# Leo Babies



## higgy (Aug 21, 2008)

Hi all. Ive mated a Mack snow Male to a Normal female. So far ive had 3 fertile eggs hatch and all different morphs! :2thumb: 1 mack Snow, 1 normal and an albino (pink and white) I take it this means both parents carry the albino gene? What other morphs is it possible i could get? Niether geckos were sold as being het anything. Any help is greatly appreciated :notworthy:


----------



## Bradley (Aug 26, 2009)

you could get mack albinos


----------



## Sarah-Jayne (Jul 4, 2007)

can you post pictures of the one you think is albino?

if it is pink and white then it sounds more like a mack snow albino...


----------



## higgy (Aug 21, 2008)

I shall get a picture up as soon as i can.

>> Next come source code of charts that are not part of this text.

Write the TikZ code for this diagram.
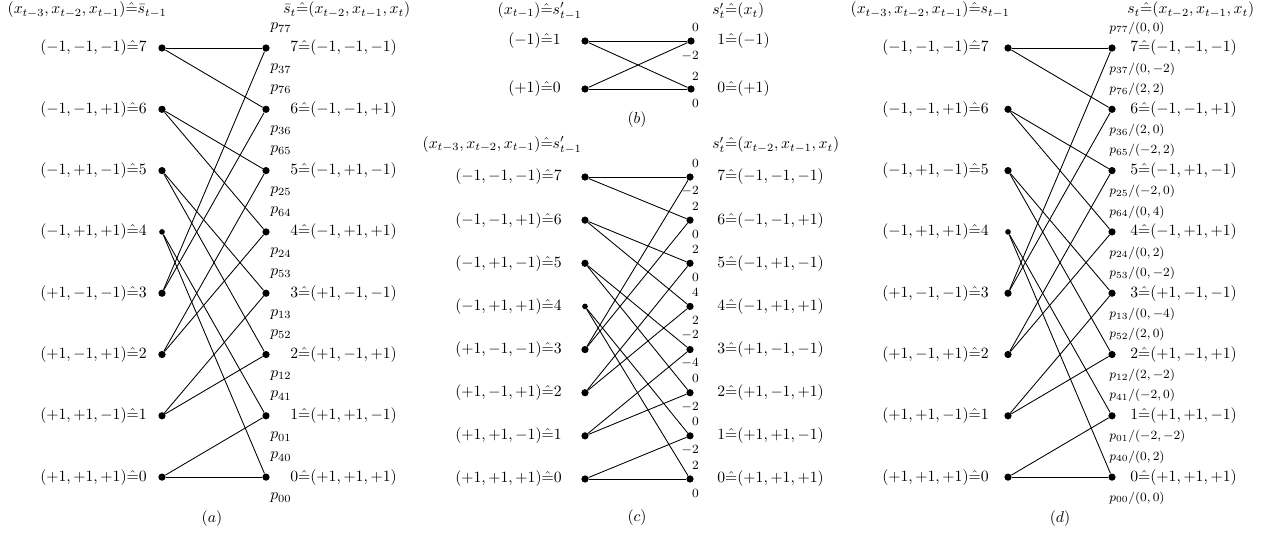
\documentclass[tikz,border=0pt]{standalone}
\begin{document}
\begin{tikzpicture}[x=0.637pt,y=-0.637pt,
  dot/.style={circle,fill=black,inner sep=0pt,minimum size=4.6pt},
  lab/.style={inner sep=0pt},
  num/.style={inner sep=0pt,anchor=east,font=\footnotesize},
  plab/.style={inner sep=0pt,anchor=west},
  pdl/.style={inner sep=0pt,anchor=west,font=\footnotesize},
  trans/.style={line width=0.55pt}]
\useasboundingbox (0,0) rectangle (1271,535);

% ---------- panel (a), (c) and (d) state nodes ----------
\foreach \st/\tup in {7/{-1,-1,-1},6/{-1,-1,+1},5/{-1,+1,-1},4/{-1,+1,+1},3/{+1,-1,-1},2/{+1,-1,+1},1/{+1,+1,-1},0/{+1,+1,+1}}{
  \pgfmathsetmacro\yy{48+(7-\st)*61.3}
  \pgfmathsetmacro\yc{177+(7-\st)*43.14}
  \pgfmathsetmacro\ds{ifthenelse(\st==4,3.6,4.6)}
  % (a)
  \node[dot,minimum size=\ds pt] (aL\st) at (162,\yy) {};
  \node[dot] (aR\st) at (266,\yy) {};
  \node[lab,anchor=east] (aLt\st) at (147,\yy) {$(\tup)\hat{=}\st$};
  \node[lab,anchor=west] (aRt\st) at (290,\yy) {$\st\hat{=}(\tup)$};
  % (c)
  \node[dot,minimum size=\ds pt] (cL\st) at (585,\yc) {};
  \node[dot] (cR\st) at (690,\yc) {};
  \node[lab,anchor=east] (cLt\st) at (562,\yc) {$(\tup)\hat{=}\st$};
  \node[lab,anchor=west] (cRt\st) at (717,\yc) {$\st\hat{=}(\tup)$};
  % (d)
  \node[dot,minimum size=\ds pt] (dL\st) at (1008,\yy) {};
  \node[dot] (dR\st) at (1112,\yy) {};
  \node[lab,anchor=east] (dLt\st) at (989,\yy) {$(\tup)\hat{=}\st$};
  \node[lab,anchor=west] (dRt\st) at (1130,\yy) {$\st\hat{=}(\tup)$};
}

% transitions
\foreach \f/\g in {7/7,7/6,6/5,6/4,5/3,5/2,4/1,4/0,3/7,3/6,2/5,2/4,1/3,1/2,0/1,0/0}{
  \draw[trans] (aL\f) -- (aR\g);
  \draw[trans] (cL\f) -- (cR\g);
  \draw[trans] (dL\f) -- (dR\g);
}

% p labels in (a)
\foreach \st/\pa/\pb in {7/77/37,6/76/36,5/65/25,4/64/24,3/53/13,2/52/12,1/41/01,0/40/00}{
  \pgfmathsetmacro\yy{48+(7-\st)*61.3}
  \node[plab] (aPa\st) at (270,\yy-20) {$p_{\pa}$};
  \node[plab] (aPb\st) at (270,\yy+21) {$p_{\pb}$};
}

% p labels in (d)
\foreach \st/\pa/\va/\pb/\vb in {7/77/{0,0}/37/{0,-2},6/76/{2,2}/36/{2,0},5/65/{-2,2}/25/{-2,0},4/64/{0,4}/24/{0,2},3/53/{0,-2}/13/{0,-4},2/52/{2,0}/12/{2,-2},1/41/{-2,0}/01/{-2,-2},0/40/{0,2}/00/{0,0}}{
  \pgfmathsetmacro\yy{48+(7-\st)*61.3}
  \node[pdl] (dPa\st) at (1109,\yy-20) {$p_{\pa}/(\va)$};
  \node[pdl] (dPb\st) at (1109,\yy+21) {$p_{\pb}/(\vb)$};
}

% numbers in (c)
\foreach \st/\na/\nb in {7/0/-2,6/2/0,5/2/0,4/4/2,3/-2/-4,2/0/-2,1/0/-2,0/2/0}{
  \pgfmathsetmacro\yc{177+(7-\st)*43.14}
  \node[num] (cNa\st) at (699,\yc-14) {$\na$};
  \node[num] (cNb\st) at (699,\yc+14) {$\nb$};
}

% ---------- panel (b) ----------
\node[dot] (bL1) at (585,41) {};
\node[dot] (bL0) at (585,89) {};
\node[dot] (bR1) at (691,41) {};
\node[dot] (bR0) at (691,89) {};
\node[lab,anchor=east] (bLt1) at (561,41) {$(-1)\hat{=}1$};
\node[lab,anchor=east] (bLt0) at (561,89) {$(+1)\hat{=}0$};
\node[lab,anchor=west] (bRt1) at (717,41) {$1\hat{=}(-1)$};
\node[lab,anchor=west] (bRt0) at (717,89) {$0\hat{=}(+1)$};
\draw[trans] (bL1) -- (bR1);
\draw[trans] (bL1) -- (bR0);
\draw[trans] (bL0) -- (bR1);
\draw[trans] (bL0) -- (bR0);
\node[num] (bNa1) at (699,27) {$0$};
\node[num] (bNb1) at (699,56) {$-2$};
\node[num] (bNa0) at (699,76) {$2$};
\node[num] (bNb0) at (699,103) {$0$};

% ---------- headers ----------
\node[lab,anchor=east] (aHL) at (167,10) {$(x_{t-3},x_{t-2},x_{t-1})\hat{=}\bar{s}_{t-1}$};
\node[lab,anchor=west] (aHR) at (283,10) {$\bar{s}_t\hat{=}(x_{t-2},x_{t-1},x_t)$};
\node[lab,anchor=east] (bHL) at (582,11) {$(x_{t-1})\hat{=}s'_{t-1}$};
\node[lab,anchor=west] (bHR) at (712,11) {$s'_t\hat{=}(x_t)$};
\node[lab,anchor=east] (cHL) at (582,145) {$(x_{t-3},x_{t-2},x_{t-1})\hat{=}s'_{t-1}$};
\node[lab,anchor=west] (cHR) at (712,145) {$s'_t\hat{=}(x_{t-2},x_{t-1},x_t)$};
\node[lab,anchor=east] (dHL) at (1010,10) {$(x_{t-3},x_{t-2},x_{t-1})\hat{=}s_{t-1}$};
\node[lab,anchor=west] (dHR) at (1127,10) {$s_t\hat{=}(x_{t-2},x_{t-1},x_t)$};

% ---------- captions ----------
\node[lab] (capA) at (212,519) {$(a)$};
\node[lab] (capB) at (637,120) {$(b)$};
\node[lab] (capC) at (637,518) {$(c)$};
\node[lab] (capD) at (1060,519) {$(d)$};
\end{tikzpicture}
\end{document}
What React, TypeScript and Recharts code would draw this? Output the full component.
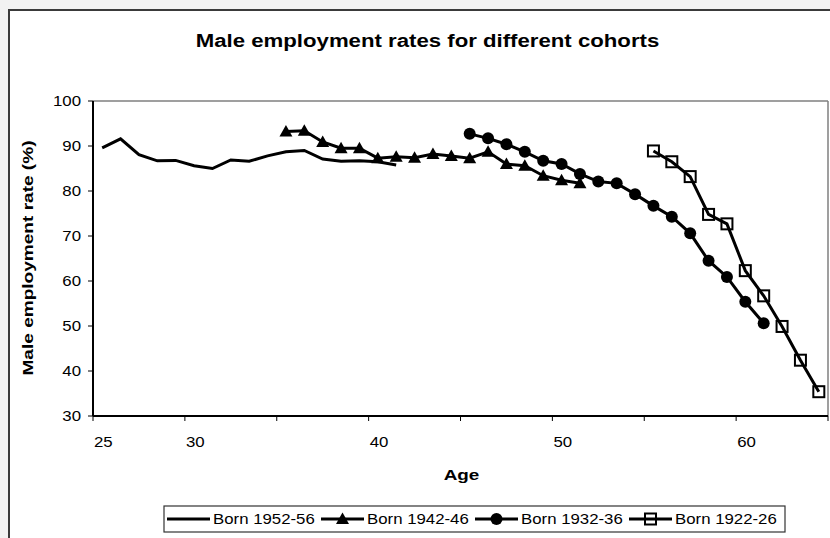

Im useless at genetics and as far as i was aware i was going to get normals and Macksnows so anything else is a bonus


----------



## Sarah-Jayne (Jul 4, 2007)

well its always possible they carry hets 

can tell you better from a picture as will be able to definately identify babies for you


----------



## pigglywiggly (Jul 19, 2008)

if its pink and white stripes is a macksnow albino,
if it yellow and pink stripes its an albino.

and both parents must be het albino :2thumb:


----------



## higgy (Aug 21, 2008)

pigglywiggly said:


> if its pink and white stripes is a macksnow albino,
> if it yellow and pink stripes its an albino.
> 
> and both parents must be het albino :2thumb:


 
Its deffinately pink and white stripes. Phone aint letting me upload a picture :bash:


----------



## pigglywiggly (Jul 19, 2008)

heres mine so you can see the difference


----------



## MrMike (Jun 28, 2008)

Pink and white stripes will be a Snow albino (presumably Mack snow and Tremper albino) at the very least.


----------



## higgy (Aug 21, 2008)

Seems a much brighter pink than those piggly wiggly. But then again its only 2days old 

Hope this link works

http://i143.photobucket.com/albums/r142/pchimp4u/Gecko.jpg


----------



## nuttybabez (Jul 21, 2007)

Thats definately a mack snow tremper albino. So both parents must be het tremper albino. Congrats!!


----------



## x_plum_x (Aug 23, 2010)

Congratulations on your beautiful new babies!


----------



## higgy (Aug 21, 2008)

nuttybabez said:


> Thats definately a mack snow tremper albino. So both parents must be het tremper albino. Congrats!!


Thanks for ID of the baby for. They are actually my 13 yr old sisters geckos so i shall tell her the good news. The normal looking baby has suddenly changed over night and looks more like a mack snow and the yellow on it has all but gone. Is this normal? Its about 8wk old but was a very very slow feeder and was close to death i had to hand feed it for a good 6wk but its doing great now which is great and its such a cute little sod :flrt:


----------



## pigglywiggly (Jul 19, 2008)

if it hatched with yellow stripes it shouldnt have paled out to look like a mack.
odd, maybe its a very pale normal?


----------



## higgy (Aug 21, 2008)

pigglywiggly said:


> if it hatched with yellow stripes it shouldnt have paled out to look like a mack.
> odd, maybe its a very pale normal?


Ill try and get an upto date picture. It deffinately came out yellow and black but the yellows had faded a lot.


----------